**Task instructions**
Extract only the lines from the start of the entries below to the line with "import * as", inclusive; omit every picture.
····················
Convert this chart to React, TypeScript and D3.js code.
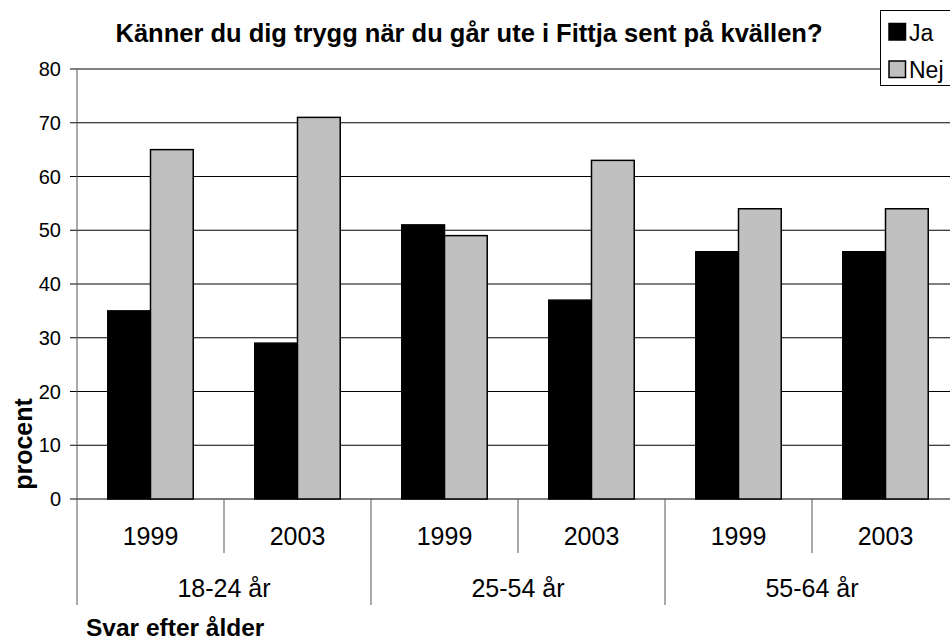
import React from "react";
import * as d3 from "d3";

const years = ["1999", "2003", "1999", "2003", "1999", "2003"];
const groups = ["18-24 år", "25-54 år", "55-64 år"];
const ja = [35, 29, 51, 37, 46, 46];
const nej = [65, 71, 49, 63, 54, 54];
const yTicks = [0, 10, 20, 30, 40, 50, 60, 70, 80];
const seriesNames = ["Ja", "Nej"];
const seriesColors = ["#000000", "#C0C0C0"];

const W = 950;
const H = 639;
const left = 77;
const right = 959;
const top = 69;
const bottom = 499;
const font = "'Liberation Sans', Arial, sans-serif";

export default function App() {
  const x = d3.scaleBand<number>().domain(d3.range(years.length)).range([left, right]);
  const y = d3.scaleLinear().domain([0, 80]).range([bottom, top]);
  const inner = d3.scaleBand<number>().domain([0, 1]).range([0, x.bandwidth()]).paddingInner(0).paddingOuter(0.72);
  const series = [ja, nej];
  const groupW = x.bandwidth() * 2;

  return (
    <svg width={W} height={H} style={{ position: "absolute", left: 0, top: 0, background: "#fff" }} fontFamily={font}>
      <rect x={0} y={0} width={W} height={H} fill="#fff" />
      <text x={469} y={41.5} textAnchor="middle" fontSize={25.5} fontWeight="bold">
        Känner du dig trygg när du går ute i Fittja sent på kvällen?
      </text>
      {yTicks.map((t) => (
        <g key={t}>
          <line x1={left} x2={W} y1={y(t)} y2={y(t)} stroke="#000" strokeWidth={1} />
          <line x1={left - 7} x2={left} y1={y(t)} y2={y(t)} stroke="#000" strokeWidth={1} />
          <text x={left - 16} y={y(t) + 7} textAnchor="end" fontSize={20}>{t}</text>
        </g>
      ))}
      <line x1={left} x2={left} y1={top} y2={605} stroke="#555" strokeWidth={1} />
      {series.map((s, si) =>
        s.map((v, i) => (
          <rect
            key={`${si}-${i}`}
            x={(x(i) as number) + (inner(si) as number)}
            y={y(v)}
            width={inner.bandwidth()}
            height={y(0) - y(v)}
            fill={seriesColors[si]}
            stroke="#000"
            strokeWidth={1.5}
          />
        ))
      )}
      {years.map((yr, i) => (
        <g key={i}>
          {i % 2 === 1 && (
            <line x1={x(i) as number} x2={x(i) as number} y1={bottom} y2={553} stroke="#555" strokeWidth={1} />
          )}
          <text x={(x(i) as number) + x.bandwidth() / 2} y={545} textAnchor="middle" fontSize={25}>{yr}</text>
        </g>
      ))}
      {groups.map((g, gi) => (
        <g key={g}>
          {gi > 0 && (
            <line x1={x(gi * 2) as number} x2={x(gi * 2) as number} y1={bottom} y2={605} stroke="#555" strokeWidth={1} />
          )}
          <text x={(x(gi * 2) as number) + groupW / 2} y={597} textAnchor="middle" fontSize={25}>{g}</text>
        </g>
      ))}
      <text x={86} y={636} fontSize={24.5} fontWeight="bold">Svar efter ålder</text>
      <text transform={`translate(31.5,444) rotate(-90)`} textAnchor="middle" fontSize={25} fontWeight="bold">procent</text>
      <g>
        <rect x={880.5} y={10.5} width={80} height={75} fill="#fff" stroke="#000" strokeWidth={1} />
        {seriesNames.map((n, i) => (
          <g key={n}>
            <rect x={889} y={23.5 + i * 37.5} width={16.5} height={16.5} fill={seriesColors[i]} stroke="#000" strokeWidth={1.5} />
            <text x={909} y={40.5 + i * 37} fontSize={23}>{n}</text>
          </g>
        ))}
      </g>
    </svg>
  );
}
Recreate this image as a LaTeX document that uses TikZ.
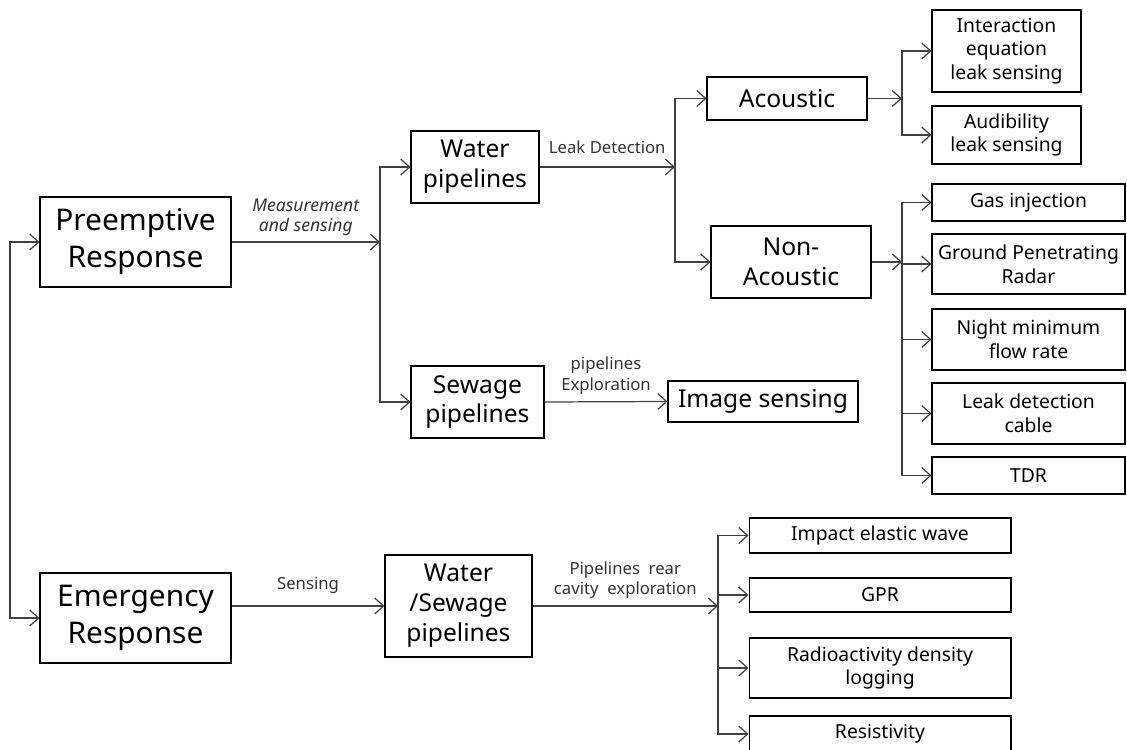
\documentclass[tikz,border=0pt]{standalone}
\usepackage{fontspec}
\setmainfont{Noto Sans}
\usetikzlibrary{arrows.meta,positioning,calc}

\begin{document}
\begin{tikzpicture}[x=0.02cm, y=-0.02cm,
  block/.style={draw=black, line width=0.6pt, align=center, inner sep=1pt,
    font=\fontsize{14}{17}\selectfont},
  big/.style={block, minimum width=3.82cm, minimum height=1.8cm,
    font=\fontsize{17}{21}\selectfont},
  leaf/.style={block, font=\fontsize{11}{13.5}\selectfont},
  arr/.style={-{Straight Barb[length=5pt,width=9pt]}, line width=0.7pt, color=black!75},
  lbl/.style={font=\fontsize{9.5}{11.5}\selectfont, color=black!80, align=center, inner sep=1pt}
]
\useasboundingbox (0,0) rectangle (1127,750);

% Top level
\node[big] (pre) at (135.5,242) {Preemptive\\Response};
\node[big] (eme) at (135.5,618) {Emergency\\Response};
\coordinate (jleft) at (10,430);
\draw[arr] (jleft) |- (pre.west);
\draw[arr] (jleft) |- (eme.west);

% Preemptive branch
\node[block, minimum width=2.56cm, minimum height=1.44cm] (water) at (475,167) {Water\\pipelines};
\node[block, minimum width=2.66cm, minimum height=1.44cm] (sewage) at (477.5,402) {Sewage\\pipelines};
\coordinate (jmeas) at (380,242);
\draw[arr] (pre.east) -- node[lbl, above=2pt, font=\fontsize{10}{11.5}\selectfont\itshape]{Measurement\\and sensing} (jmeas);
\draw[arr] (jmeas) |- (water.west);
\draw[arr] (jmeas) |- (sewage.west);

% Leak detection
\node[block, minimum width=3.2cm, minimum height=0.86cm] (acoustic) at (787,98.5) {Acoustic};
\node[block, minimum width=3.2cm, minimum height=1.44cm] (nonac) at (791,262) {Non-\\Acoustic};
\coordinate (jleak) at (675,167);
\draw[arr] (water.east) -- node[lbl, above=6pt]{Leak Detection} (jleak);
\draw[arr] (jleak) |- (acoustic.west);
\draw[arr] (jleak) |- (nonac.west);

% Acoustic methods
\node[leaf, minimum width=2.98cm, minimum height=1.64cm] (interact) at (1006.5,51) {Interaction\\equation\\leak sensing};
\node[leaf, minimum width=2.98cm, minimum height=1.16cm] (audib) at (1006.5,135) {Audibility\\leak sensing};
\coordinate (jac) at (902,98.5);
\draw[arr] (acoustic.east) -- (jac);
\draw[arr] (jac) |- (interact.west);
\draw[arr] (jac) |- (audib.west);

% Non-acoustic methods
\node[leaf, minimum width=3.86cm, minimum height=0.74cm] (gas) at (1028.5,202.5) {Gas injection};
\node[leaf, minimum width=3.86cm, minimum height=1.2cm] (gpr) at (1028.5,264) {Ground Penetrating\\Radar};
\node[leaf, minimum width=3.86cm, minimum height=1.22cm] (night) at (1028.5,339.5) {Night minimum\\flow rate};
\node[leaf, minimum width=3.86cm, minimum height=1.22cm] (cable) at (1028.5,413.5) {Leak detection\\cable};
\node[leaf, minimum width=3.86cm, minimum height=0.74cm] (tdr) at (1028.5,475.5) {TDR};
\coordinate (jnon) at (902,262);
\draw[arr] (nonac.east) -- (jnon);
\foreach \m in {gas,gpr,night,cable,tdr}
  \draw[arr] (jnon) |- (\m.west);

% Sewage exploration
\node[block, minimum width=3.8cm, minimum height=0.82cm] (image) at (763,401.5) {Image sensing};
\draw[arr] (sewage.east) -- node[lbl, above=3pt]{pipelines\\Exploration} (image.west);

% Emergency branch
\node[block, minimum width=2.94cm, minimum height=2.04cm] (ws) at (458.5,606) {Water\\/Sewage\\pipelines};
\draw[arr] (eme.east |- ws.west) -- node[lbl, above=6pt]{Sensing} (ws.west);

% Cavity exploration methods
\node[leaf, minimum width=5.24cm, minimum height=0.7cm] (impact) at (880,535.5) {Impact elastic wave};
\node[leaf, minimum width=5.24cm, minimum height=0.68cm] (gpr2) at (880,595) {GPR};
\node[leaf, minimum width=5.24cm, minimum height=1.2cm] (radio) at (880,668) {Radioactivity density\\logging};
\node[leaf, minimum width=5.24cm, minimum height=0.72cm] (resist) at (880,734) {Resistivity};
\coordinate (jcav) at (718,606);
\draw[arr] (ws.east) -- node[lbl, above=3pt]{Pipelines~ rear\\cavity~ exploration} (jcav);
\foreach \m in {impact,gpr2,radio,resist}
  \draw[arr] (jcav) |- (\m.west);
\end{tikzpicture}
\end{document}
····················
**Output of the task**
Convert this chart to React, TypeScript and D3.js code.
import React from "react";
import * as d3 from "d3";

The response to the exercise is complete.